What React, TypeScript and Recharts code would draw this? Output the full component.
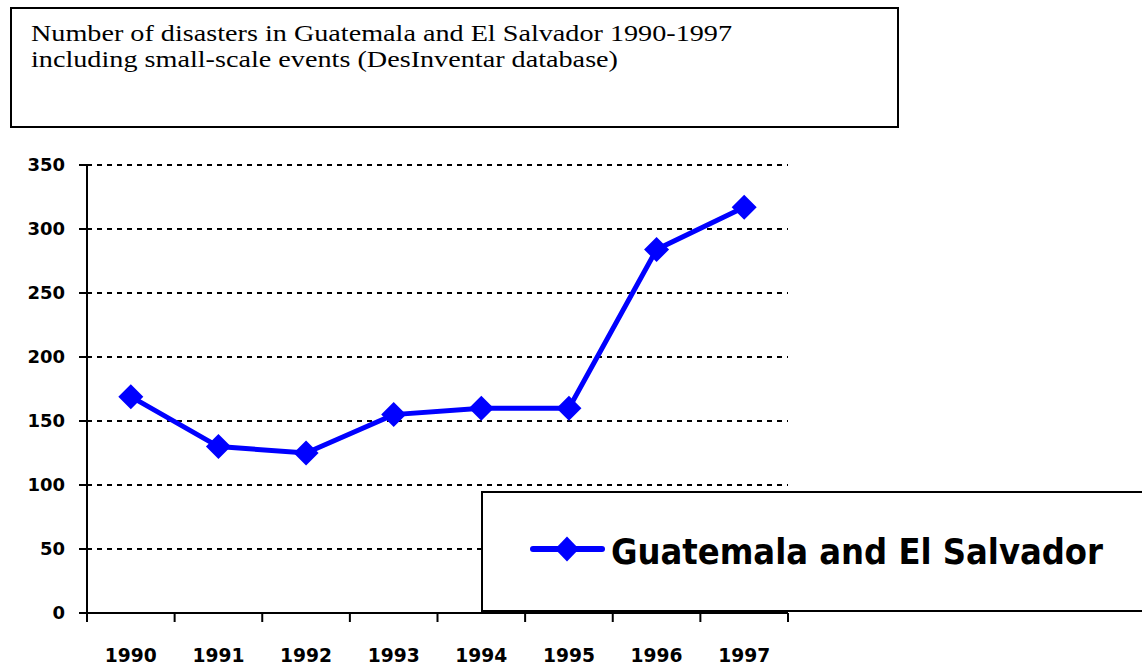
import React from 'react';
import {
  LineChart,
  Line,
  XAxis,
  YAxis,
  CartesianGrid,
  Legend,
} from 'recharts';

const years = ['1990', '1991', '1992', '1993', '1994', '1995', '1996', '1997'];
const disasters = [169, 130, 125, 155, 160, 160, 284, 317];
const yTicks = [0, 50, 100, 150, 200, 250, 300, 350];
const seriesName = 'Guatemala and El Salvador';
const titleLines = [
  'Number of disasters in Guatemala and El Salvador 1990-1997',
  'including small-scale events (DesInventar database)',
];

const data = years.map((year, i) => ({ year, disasters: disasters[i] }));

const W = 1142;
const H = 667;
const M = { top: 165, right: 354, bottom: 0, left: 0 };
const Y_AXIS_W = 87;
const BAND = (W - M.left - M.right - Y_AXIS_W) / years.length;
const AXIS_FONT = 'DejaVu Sans, Verdana, sans-serif';

const Diamond = (props: any) => {
  const { cx, cy } = props;
  if (cx == null || cy == null) return null;
  const r = 12.5;
  return (
    <path
      d={`M${cx},${cy - r} L${cx + r},${cy} L${cx},${cy + r} L${cx - r},${cy} Z`}
      fill="#0000FF"
    />
  );
};

// ticks sit between the categories, like the old Excel chart
const YearTick = (props: any) => {
  const { x, y, payload, index } = props;
  const last = index === years.length - 1;
  return (
    <g>
      <line x1={x - BAND / 2} y1={y} x2={x - BAND / 2} y2={y + 9} stroke="#000" strokeWidth={2} />
      {last && (
        <line x1={x + BAND / 2} y1={y} x2={x + BAND / 2} y2={y + 9} stroke="#000" strokeWidth={2} />
      )}
      <text
        x={x - 26}
        y={y + 49}
        fontFamily={AXIS_FONT}
        fontWeight="bold"
        fontSize={20}
        textLength={52}
        lengthAdjust="spacingAndGlyphs"
        fill="#000"
      >
        {payload.value}
      </text>
    </g>
  );
};

const LegendBox = (props: any) => {
  const item = props.payload && props.payload[0];
  const color = item ? item.color : '#0000FF';
  return (
    <div style={{ position: 'relative', width: '100%', height: '100%' }}>
      <svg
        width={661}
        height={120}
        style={{ position: 'absolute', left: -2, top: -2, overflow: 'visible' }}
      >
        <line x1={52} y1={58} x2={121} y2={58} stroke={color} strokeWidth={6} strokeLinecap="round" />
        <path d="M86,45.5 L98,58 L86,70.5 L74,58 Z" fill={color} />
        <text
          x={130}
          y={73}
          fontFamily="'Liberation Sans Narrow', 'DejaVu Sans Condensed', 'Liberation Sans', sans-serif"
          fontWeight="bold"
          fontSize={35}
          textLength={492}
          lengthAdjust="spacingAndGlyphs"
          fill="#000"
        >
          {item ? item.value : seriesName}
        </text>
      </svg>
    </div>
  );
};

export default function App() {
  return (
    <div style={{ position: 'absolute', left: 0, top: 0, width: W, height: H, background: '#fff', overflow: 'hidden' }}>
      <svg
        width={889}
        height={121}
        style={{ position: 'absolute', left: 10, top: 7 }}
      >
        <rect x={1} y={1} width={887} height={119} fill="#fff" stroke="#000" strokeWidth={2} />
        <text
          fontFamily="'Liberation Serif', 'Times New Roman', serif"
          fontSize={23}
          fill="#000"
        >
          <tspan x={21} y={34} textLength={701} lengthAdjust="spacingAndGlyphs">
            {titleLines[0]}
          </tspan>
          <tspan x={21} y={60} textLength={587} lengthAdjust="spacingAndGlyphs">
            {titleLines[1]}
          </tspan>
        </text>
      </svg>
      <LineChart width={W} height={H} data={data} margin={M}>
        <CartesianGrid
          vertical={false}
          stroke="#000"
          strokeWidth={2}
          strokeDasharray="5 5"
        />
        <XAxis
          dataKey="year"
          height={54}
          padding={{ left: BAND / 2, right: BAND / 2 }}
          axisLine={{ stroke: '#000', strokeWidth: 2 }}
          tickLine={false}
          tickSize={0}
          tickMargin={0}
          interval={0}
          tick={<YearTick />}
        />
        <YAxis
          width={Y_AXIS_W}
          domain={[0, 350]}
          ticks={yTicks}
          interval={0}
          axisLine={{ stroke: '#000', strokeWidth: 2 }}
          tickLine={{ stroke: '#000', strokeWidth: 2 }}
          tickSize={8}
          tickMargin={14}
          tick={{ fill: '#000', fontFamily: AXIS_FONT, fontWeight: 'bold', fontSize: 18 }}
        />
        <Legend
          layout="horizontal"
          align="center"
          verticalAlign="middle"
          content={<LegendBox />}
          wrapperStyle={{
            position: 'absolute',
            left: 481,
            top: 491,
            width: 661,
            height: 121,
            boxSizing: 'border-box',
            border: '2px solid #000',
            borderRight: 'none',
            background: '#fff',
          }}
        />
        <Line
          name={seriesName}
          type="linear"
          dataKey="disasters"
          stroke="#0000FF"
          strokeWidth={5}
          dot={<Diamond />}
          activeDot={false}
          isAnimationActive={false}
        />
      </LineChart>
    </div>
  );
}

**INSTRUCTIONS FOR THE TASK:** Restate, line by line and word for word, everything from the top of the material through the line that contains "const data = years.map((year, i)". Leave pictures out.

**EXERCISE OUTPUT:**
What React, TypeScript and Recharts code would draw this? Output the full component.
import React from 'react';
import {
  LineChart,
  Line,
  XAxis,
  YAxis,
  CartesianGrid,
  Legend,
} from 'recharts';

const years = ['1990', '1991', '1992', '1993', '1994', '1995', '1996', '1997'];
const disasters = [169, 130, 125, 155, 160, 160, 284, 317];
const yTicks = [0, 50, 100, 150, 200, 250, 300, 350];
const seriesName = 'Guatemala and El Salvador';
const titleLines = [
  'Number of disasters in Guatemala and El Salvador 1990-1997',
  'including small-scale events (DesInventar database)',
];

const data = years.map((year, i) => ({ year, disasters: disasters[i] }));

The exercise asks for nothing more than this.